Creating a Fantasy Card Game – The Mechanics of Firelight

Firelight is a fantasy card game which puts the power of dynamic storytelling in your hands. Players cooperate to tell improvised, movie-length stories set in a shared fantasy universe.

The driving philosophy of Firelight during development has been to create a simple tabletop RPG, one which allows for freedom of improvisation but does away with hours of character creation, story planning, and number counting.

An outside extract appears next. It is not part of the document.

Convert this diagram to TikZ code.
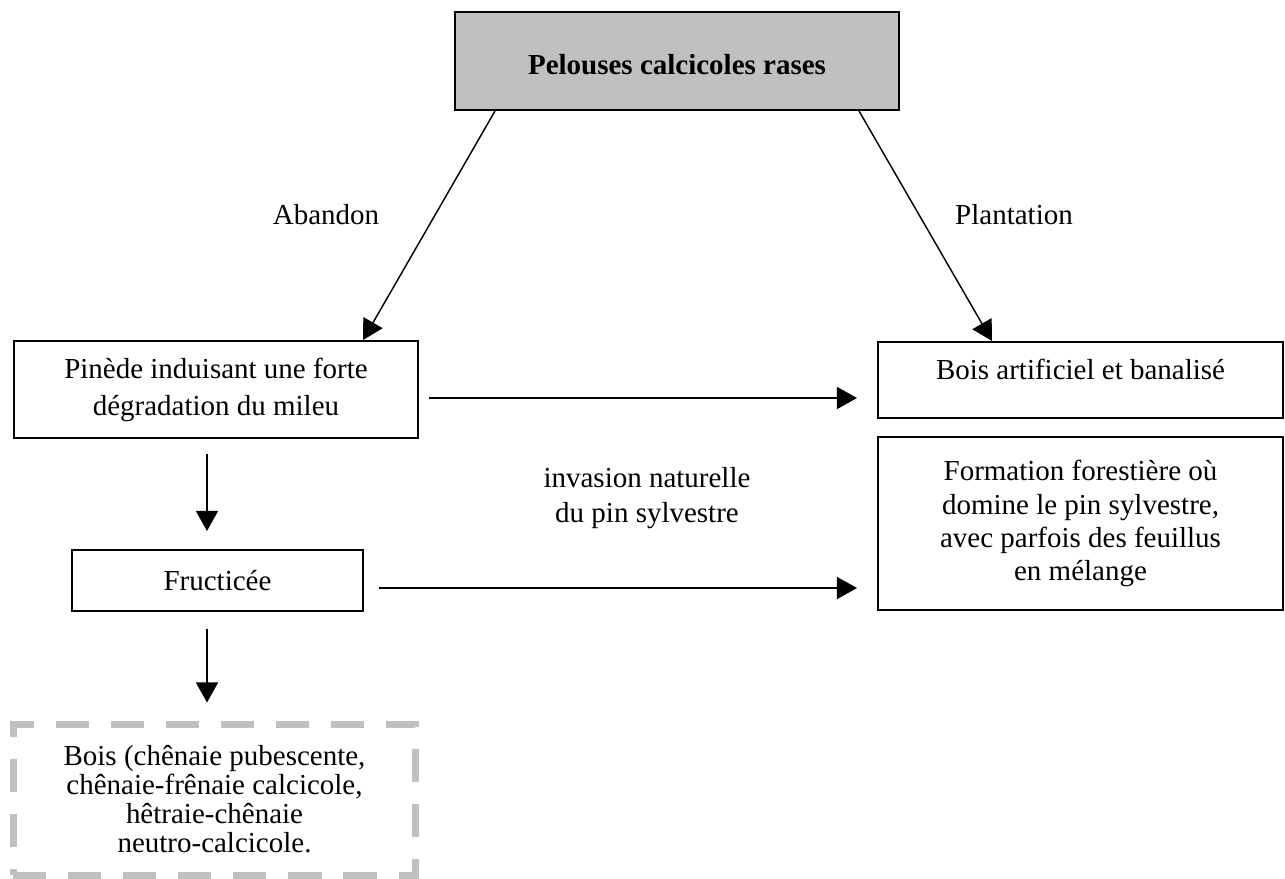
\documentclass[tikz,border=0pt]{standalone}
\usepackage{fontspec}
\setmainfont{Liberation Serif}
\usepackage{tikz}
\usetikzlibrary{arrows.meta, calc, positioning}

\definecolor{lightgrey}{HTML}{C0C0C0}

\begin{document}
\begin{tikzpicture}[x=0.414pt, y=-0.414pt, font=\fontsize{12}{14.5}\selectfont]
	\tikzset{
		box/.style={draw, line width=0.8pt, align=center, inner sep=0pt, minimum width=167.7pt},
		dashbox/.style={draw=lightgrey, line width=2.9pt, dash pattern=on 13.7pt off 9.1pt, align=center, inner sep=0pt},
		flow/.style={-{Triangle[length=8.3pt, width=9.1pt]}, line width=0.6pt},
	}
	\useasboundingbox (0,0) rectangle (1285,878);

	% boxes
	\node[box, fill=lightgrey, minimum width=183.8pt, minimum height=40.6pt, font=\fontsize{12}{14.5}\selectfont\bfseries, text height=14pt, text depth=2.6pt] (pelouses) at (677,61) {Pelouses calcicoles rases};
	\node[box, minimum width=167.3pt, minimum height=40.2pt, font=\fontsize{12}{15.3}\selectfont] (pinede) at (216,389.5) {Pin\`ede induisant une forte\\d\'egradation du mileu};
	\node[box, minimum height=31.5pt, text height=8.2pt, text depth=8.4pt] (bois) at (1080.5,380) {Bois artificiel et banalis\'e};
	\node[box, minimum height=71.6pt, font=\fontsize{12}{13.7}\selectfont] (formation) at (1080.5,523.5) {Formation foresti\`ere o\`u\\domine le pin sylvestre,\\avec parfois des feuillus\\en m\'elange};
	\node[box, minimum width=120.5pt, minimum height=25.3pt] (fructicee) at (217.5,580.5) {Fructic\'ee};
	\node[dashbox, minimum width=166.8pt, minimum height=62.5pt, font=\fontsize{12}{12}\selectfont] (chenaie) at (214.5,799.5) {Bois (ch\^enaie pubescente,\\ch\^enaie-fr\^enaie calcicole,\\h\^etraie-ch\^enaie\\neutro-calcicole.};

	% labels
	\node (abandon) at (326,215) {Abandon};
	\node (plantation) at (1014,215) {Plantation};
	\node[align=center] (invasion) at (647,498) {invasion naturelle\\du pin sylvestre};

	% arrows
	\draw[flow] ($(pelouses.south)+(-182,0)$) -- ($(pinede.north)+(147,0)$);
	\draw[flow] ($(pelouses.south)+(182,0)$) -- ($(bois.north)+(-88.5,0)$);
	\draw[flow] ($(pinede.east)+(10,8.5)$) -- ($(bois.west)+(-20,18)$);
	\draw[flow] ($(fructicee.east)+(15,7.5)$) -- ($(formation.west)+(-20,64.5)$);
	\draw[flow] ($(pinede.south)+(-9,15)$) -- ($(fructicee.north)+(-10.5,-18)$);
	\draw[flow] ($(fructicee.south)+(-10.5,17)$) -- ($(chenaie.north)+(-7.5,-18)$);
\end{tikzpicture}
\end{document}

The question during the prototyping phase, then, became one of balancing player freedom against the inherent restrictions of a simple design.

Streamlining Tabletop Games

Firelight may put a new spin on tabletop gaming conventions, but the ‘eureka’ moment during development was actually inspired by video games like The Witcher 3 and Skyrim.

These games take place in what is commonly called a “sandbox” – A large, open world complete with preset locations, characters, and objectives, which players are free to interact with in any way they wish. While the structure of these sandboxes is largely predetermined, the millions of variances in player interactions means that no two experiences will ever be the same.

Firelight is a game of many different sandboxes.


In the game box, there will be 20 different “Quest” cards, each of which comes with its own set of locations, characters, and objectives. Just as most theater utilizes a five Act structure, each Quest has five objectives which, when finished, will form a complete and satisfying story.

Firelight's Quests will take players through multiple storylines, all taking place within the same fantasy world

Firelight's Quests will take players through multiple storylines, all taking place within the same fantasy world

One player, taking the role of the Game Master, is free to exercise complete creative control over the moment-to-moment details of those objectives. A Quest involving a bank heist, for example, can change drastically depending on the structure and security of the bank, and the types of characters inside of the building when players begin their heist. Perhaps one Game Master will choose to introduce a cast of side characters, while another might prefer telling a pared-down story focusing only on a few key players. There’s even room for variance in tone – One might choose to create a madcap adventure in the vein of Ocean’s Eleven, while another might prefer a gritty robbery styled after Heat.

Thanks to this combination of structure and interpretation, there are infinite variations on each of the 20 Quests included with the game.


Game Masters aren’t the only ones who have influence over the story. Up to three other players can take the role of Adventurers – basically, the stars of the Quest. In a normal tabletop role-playing game, there is often an hour or more of character creation involved. In Firelight, this process is streamlined to about five minutes.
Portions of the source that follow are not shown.